## START Data segment

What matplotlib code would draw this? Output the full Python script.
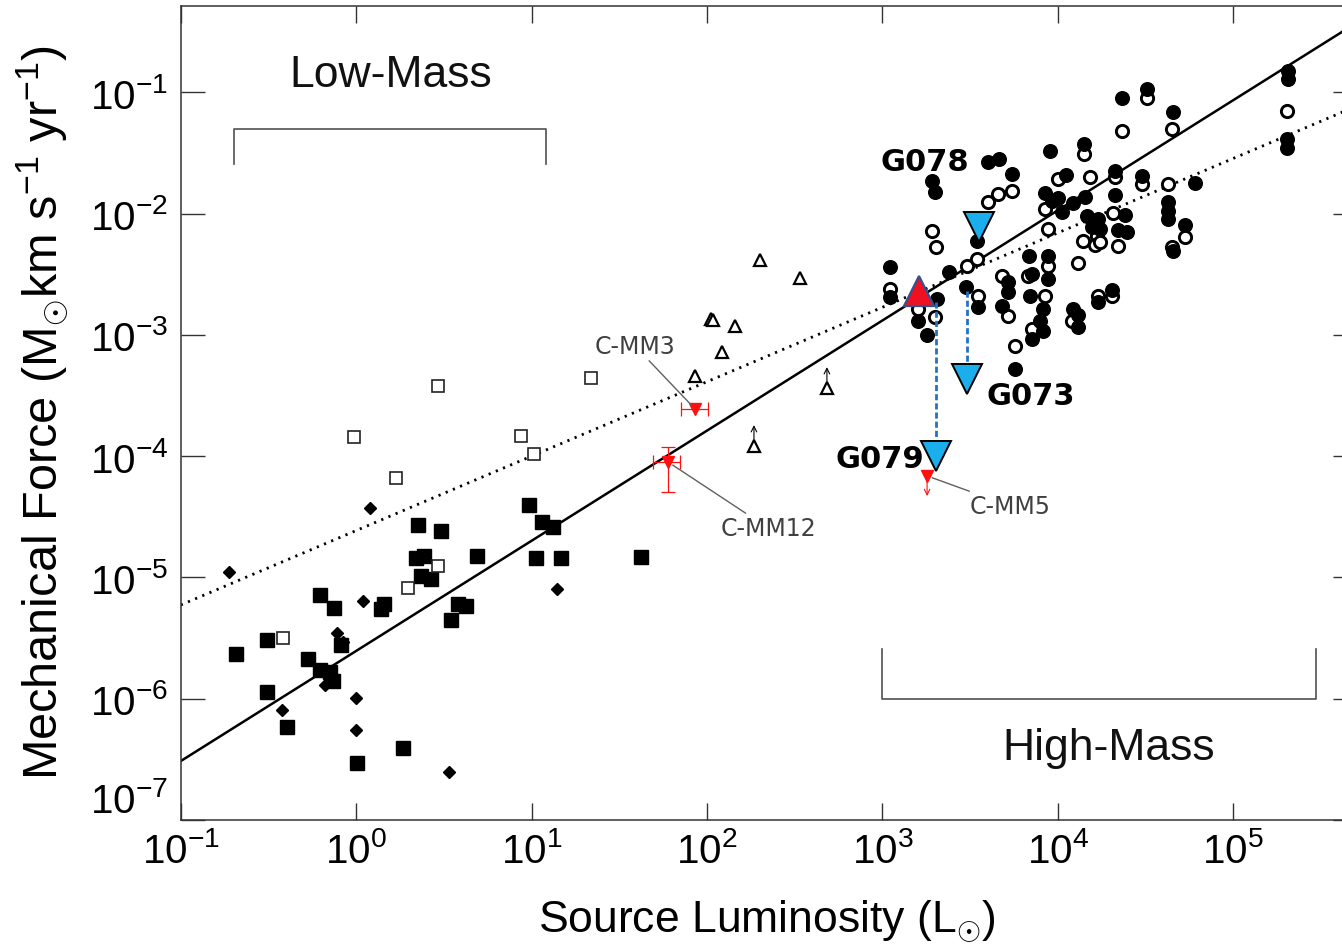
import numpy as np
import matplotlib
matplotlib.use("Agg")
import matplotlib.pyplot as plt
from matplotlib.ticker import NullLocator, FixedLocator

plt.rcParams['font.family'] = ['Liberation Sans', 'DejaVu Sans']
plt.rcParams['mathtext.fontset'] = 'custom'
plt.rcParams['mathtext.rm'] = 'Liberation Sans'
plt.rcParams['mathtext.it'] = 'Liberation Sans:italic'
plt.rcParams['mathtext.bf'] = 'Liberation Sans:bold'

# ------------------------------------------------------------------
# Data: log10 of source luminosity (Lsun) and log10 of mechanical
# force (Msun km/s/yr)
# ------------------------------------------------------------------
# low-mass sources, filled squares
lm_sq_logL = [-0.685, -0.508, -0.508, -0.394, -0.274, -0.206, -0.126, -0.206,
              -0.149, -0.132, -0.086, 0.005, 0.267, 0.353, 0.484, 0.341,
              0.387, 0.370, 0.427, 0.142, 0.159, 0.689, 0.541, 0.581,
              0.626, 0.985, 1.060, 1.123, 1.026, 1.168, 1.624]
lm_sq_logF = [-5.631, -5.516, -5.945, -6.233, -5.672, -5.144, -5.252, -5.763,
              -5.779, -5.854, -5.557, -6.531, -6.407, -4.567, -4.616, -4.839,
              -4.822, -4.987, -5.012, -5.261, -5.219, -4.822, -5.351, -5.219,
              -5.236, -4.403, -4.542, -4.583, -4.839, -4.839, -4.831]

# low-mass sources, open squares
lm_osq_logL = [-0.417, 0.467, 0.296, 0.227, -0.012, 0.467, 0.940, 1.014, 1.339]
lm_osq_logF = [-5.500, -4.905, -5.087, -4.180, -3.842, -3.422, -3.834, -3.982, -3.356]

# low-mass sources, filled diamonds
lm_dia_logL = [-0.725, 0.079, 0.039, -0.109, -0.075, -0.177, -0.422, -0.001,
               -0.001, 0.530, 1.145]
lm_dia_logF = [-4.954, -4.427, -5.194, -5.459, -5.532, -5.887, -6.093, -5.994,
               -6.258, -6.605, -5.095]

# intermediate sources, open triangles (detections)
im_tri_logL = [2.302, 2.530, 2.023, 2.034, 2.160, 2.086, 1.932]
im_tri_logF = [-2.383, -2.531, -2.869, -2.877, -2.927, -3.141, -3.339]
# open triangles that are lower limits
im_lim_logL = [2.684, 2.268]
im_lim_logF = [-3.438, -3.916]

# high-mass sources, filled circles
hm_fill_logL = [3.956, 4.150, 3.602, 3.665, 3.739, 3.283, 3.300, 4.047, 3.928,
                4.002, 4.087, 4.156, 3.968, 4.025, 4.327, 4.327, 4.481, 4.630,
                4.630, 4.630, 4.384, 4.167, 4.230, 4.196, 4.344, 4.396, 4.658,
                3.836, 3.945, 3.853, 3.945, 3.716, 3.716, 3.842, 3.916, 3.682,
                3.899, 3.916, 3.853, 4.310, 4.230, 4.087, 4.116, 4.116, 3.756,
                4.367, 4.510, 4.658, 4.784, 4.727, 5.313, 5.313, 5.308, 5.308,
                3.044, 3.044, 3.204, 3.255, 3.311, 3.380, 3.477, 3.545, 3.539,
                4.241]
hm_fill_logF = [-1.484, -1.426, -1.575, -1.550, -1.674, -1.731, -1.822, -1.682,
                -1.830, -1.872, -1.913, -1.863, -1.896, -1.987, -1.649, -1.847,
                -1.690, -1.905, -1.979, -2.045, -2.012, -2.020, -2.045, -2.111,
                -2.135, -2.152, -2.309, -2.350, -2.350, -2.498, -2.539, -2.564,
                -2.647, -2.680, -2.787, -2.762, -2.886, -2.968, -3.034, -2.630,
                -2.729, -2.787, -2.836, -2.935, -3.281, -1.047, -0.973, -1.162,
                -1.748, -2.094, -0.824, -0.890, -1.385, -1.459, -2.441, -2.688,
                -2.886, -3.001, -2.704, -2.482, -2.605, -2.770, -2.226, -2.127]

# high-mass sources, open circles
hm_open_logL = [4.150, 4.367, 4.652, 4.002, 4.184, 4.327, 4.481, 4.630, 3.928,
                4.316, 4.224, 4.144, 4.213, 4.344, 3.945, 4.116, 3.945, 3.831,
                3.682, 3.928, 3.716, 3.853, 3.756, 4.230, 4.310, 4.082, 4.510,
                4.727, 5.308, 3.602, 3.659, 3.739, 3.283, 3.306, 3.482, 3.539,
                3.044, 3.204, 3.300, 3.545, 4.241, 4.652]
hm_open_logF = [-1.509, -1.319, -1.303, -1.715, -1.698, -1.698, -1.756, -1.756,
                -1.962, -1.995, -2.185, -2.226, -2.259, -2.267, -2.127, -2.408,
                -2.433, -2.515, -2.515, -2.680, -2.844, -2.952, -3.092, -2.680,
                -2.680, -2.886, -1.047, -2.193, -1.154, -1.905, -1.839, -1.814,
                -2.144, -2.276, -2.433, -2.375, -2.622, -2.787, -2.853, -2.680,
                -2.234, -2.276]

# ALMA cores (red): C-MM3, C-MM12, C-MM5 (upper limit)
cmm_names = ['C-MM3', 'C-MM12', 'C-MM5']
cmm_logL = [1.932, 1.778, 3.255]
cmm_logF = [-3.611, -4.048, -4.163]
cmm_logL_lo = [1.852, 1.692]
cmm_logL_hi = [2.006, 1.846]
cmm12_logF_lo = -4.295
cmm12_logF_hi = -3.924

# G-sources: combined source (red, up) and individual upper limits (blue)
comb_logL = 3.210
comb_logF = -2.638
g_names = ['G079', 'G073', 'G078']
g_logL = [3.306, 3.482, 3.551]
g_logF = [-3.999, -3.364, -2.110]
g079_link_logF = -2.729

# power-law fits: log F = a + b log L
fit_all = (-5.606, 0.908)     # solid
fit_low = (-4.6135, 0.6135)   # dotted

# ------------------------------------------------------------------
P = lambda v: 10.0 ** np.asarray(v, dtype=float)

fig = plt.figure(figsize=(13.42, 9.53), dpi=100)
ax = fig.add_axes([0.1347, 0.1385, 0.8765, 0.8542])
ax.set_xscale('log')
ax.set_yscale('log')
ax.set_xlim(0.1, 5.086e5)
ax.set_ylim(1e-7, 0.5146)

# fit lines
lx = np.array([-1.0, 5.75])
ax.plot(P(lx), P(fit_all[0] + fit_all[1] * lx), color='black', lw=1.8, zorder=2)
ax.plot(P(lx), P(fit_low[0] + fit_low[1] * lx), color='black', lw=2.0,
        linestyle=(0, (0.8, 2.0)), zorder=2)

# low-mass points
ax.plot(P(lm_sq_logL), P(lm_sq_logF), ls='none', marker='s', ms=9.5,
        mfc='black', mec='black', zorder=3)
ax.plot(P(lm_osq_logL), P(lm_osq_logF), ls='none', marker='s', ms=9,
        mfc='white', mec='#222222', mew=1.2, zorder=3)
ax.plot(P(lm_dia_logL), P(lm_dia_logF), ls='none', marker='D', ms=6,
        mfc='black', mec='black', zorder=3)

# intermediate-mass triangles
ax.plot(P(im_tri_logL), P(im_tri_logF), ls='none', marker='^', ms=9,
        mfc='white', mec='black', mew=1.6, zorder=3)
ax.plot(P(im_lim_logL), P(im_lim_logF), ls='none', marker='^', ms=9,
        mfc='white', mec='black', mew=1.6, zorder=3)
for lxv, lyv in zip(im_lim_logL, im_lim_logF):
    ax.annotate('', xy=(10 ** lxv, 10 ** lyv), xytext=(0, 15),
                textcoords='offset points',
                arrowprops=dict(arrowstyle='<-', color='black', lw=0.8,
                                shrinkA=0, shrinkB=4.5,
                                mutation_scale=10))

# high-mass circles
ax.plot(P(hm_open_logL), P(hm_open_logF), ls='none', marker='o', ms=8.8,
        mfc='white', mec='black', mew=2.1, zorder=3)
ax.plot(P(hm_fill_logL), P(hm_fill_logF), ls='none', marker='o', ms=9.8,
        mfc='black', mec='black', zorder=3)

# red ALMA cores
red = '#ff1010'
xl = P(cmm_logL[:2])
xerr = [xl - P(cmm_logL_lo), P(cmm_logL_hi) - xl]
ax.errorbar(xl, P(cmm_logF[:2]), xerr=xerr, fmt='none', ecolor=red,
            elinewidth=0.9, capsize=4.7, capthick=0.9, zorder=4)
yc = 10 ** cmm_logF[1]
ax.errorbar([xl[1]], [yc], yerr=[[yc - 10 ** cmm12_logF_lo], [10 ** cmm12_logF_hi - yc]],
            fmt='none', ecolor=red, elinewidth=0.9, capsize=4.7, capthick=0.9, zorder=4)
ax.plot(P(cmm_logL), P(cmm_logF), ls='none', marker='v', ms=8, mfc=red, mec=red,
        zorder=5)
ax.annotate('', xy=(10 ** cmm_logL[2], 10 ** cmm_logF[2]), xytext=(0, -14.5),
            textcoords='offset points',
            arrowprops=dict(arrowstyle='<-', color=red, lw=0.8, shrinkA=0,
                            shrinkB=3.5, mutation_scale=10), zorder=5)

label_pos = {'C-MM3': (0.3862, 0.5823), 'C-MM12': (0.4993, 0.3587),
             'C-MM5': (0.7051, 0.3857)}
for name, lxv, lyv in zip(cmm_names, cmm_logL, cmm_logF):
    ax.annotate(name, xy=(10 ** lxv, 10 ** lyv), xytext=label_pos[name],
                textcoords='axes fraction', ha='center', va='center',
                fontsize=17, color='#404040', family='DejaVu Sans',
                arrowprops=dict(arrowstyle='-', color='#606060', lw=1.0,
                                shrinkA=0, shrinkB=4), zorder=5)

# dashed links from the combined source to the resolved upper limits
link_blue = '#2272c3'
ax.plot([10 ** g_logL[0]] * 2, [10 ** g079_link_logF, 10 ** g_logF[0]],
        color=link_blue, lw=2.0, dashes=(2.2, 1.1), zorder=6)
ax.plot([10 ** g_logL[1]] * 2, [10 ** comb_logF, 10 ** g_logF[1]],
        color=link_blue, lw=2.0, dashes=(2.2, 1.1), zorder=6)

# G sources
ax.plot([10 ** comb_logL], [10 ** comb_logF], ls='none', marker='^', ms=22,
        mfc='#ee1122', mec='#34508f', mew=1.6, zorder=7)
ax.plot(P(g_logL), P(g_logF), ls='none', marker='v', ms=21, mfc='#1aaeec',
        mec='black', mew=1.4, zorder=7)
g_label_pos = {'G079': (0.5946, 0.4435), 'G073': (0.7229, 0.5209),
               'G078': (0.6327, 0.8084)}
for name in g_names:
    ax.text(*g_label_pos[name], name, transform=ax.transAxes, ha='center',
            va='center', fontsize=22, fontweight='bold', family='DejaVu Sans',
            color='black', zorder=8)

# mass-regime brackets
bc = '#505050'
ax.plot([0.2, 0.2, 12.1, 12.1], [0.0256, 0.0498, 0.0498, 0.0256], color=bc, lw=1.2)
ax.plot([1000, 1000, 2.97e5, 2.97e5], [2.57e-6, 1e-6, 1e-6, 2.57e-6], color=bc, lw=1.2)
ax.text(0.1788, 0.9152, 'Low-Mass', transform=ax.transAxes, ha='center',
        va='center', fontsize=32, color='#111111')
ax.text(0.7892, 0.0890, 'High-Mass', transform=ax.transAxes, ha='center',
        va='center', fontsize=32, color='#111111')

# axes styling
ax.xaxis.set_major_locator(FixedLocator([1e-1, 1, 1e1, 1e2, 1e3, 1e4, 1e5]))
ax.yaxis.set_major_locator(FixedLocator([1e-7, 1e-6, 1e-5, 1e-4, 1e-3, 1e-2, 1e-1]))
ax.xaxis.set_minor_locator(NullLocator())
ax.yaxis.set_minor_locator(NullLocator())
for s in ax.spines.values():
    s.set_color('#333333')
    s.set_linewidth(1.1)
ax.tick_params(which='major', direction='in', top=True, right=True,
               labelsize=29, width=1.0, color='#333333', labelcolor='black')
ax.tick_params(axis='y', length=17.3, pad=9)
ax.tick_params(axis='x', length=12.5, pad=8)

# lift the lowest y label clear of the x labels at the corner
fig.canvas.draw()
ax.get_yticklabels()[0].set_verticalalignment('bottom')

fig.text(42 / 1342, 1 - 412 / 953,
         r'Mechanical Force (M$_{\odot}$km s$^{-1}$ yr$^{-1}$)',
         rotation=90, ha='center', va='center', fontsize=35)
fig.text(767 / 1342, 1 - 922 / 953, r'Source Luminosity (L$_{\odot}$)',
         ha='center', va='center', fontsize=32)

fig.savefig('out.png', dpi=100)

## END Data segment

_Instructions for the task_
Up to and including the line with "plt.rcParams['mathtext.bf'] = 'Liberation", copy the data above from its first line. Skip pictures.

_Answer_
What matplotlib code would draw this? Output the full Python script.
import numpy as np
import matplotlib
matplotlib.use("Agg")
import matplotlib.pyplot as plt
from matplotlib.ticker import NullLocator, FixedLocator

plt.rcParams['font.family'] = ['Liberation Sans', 'DejaVu Sans']
plt.rcParams['mathtext.fontset'] = 'custom'
plt.rcParams['mathtext.rm'] = 'Liberation Sans'
plt.rcParams['mathtext.it'] = 'Liberation Sans:italic'
plt.rcParams['mathtext.bf'] = 'Liberation Sans:bold'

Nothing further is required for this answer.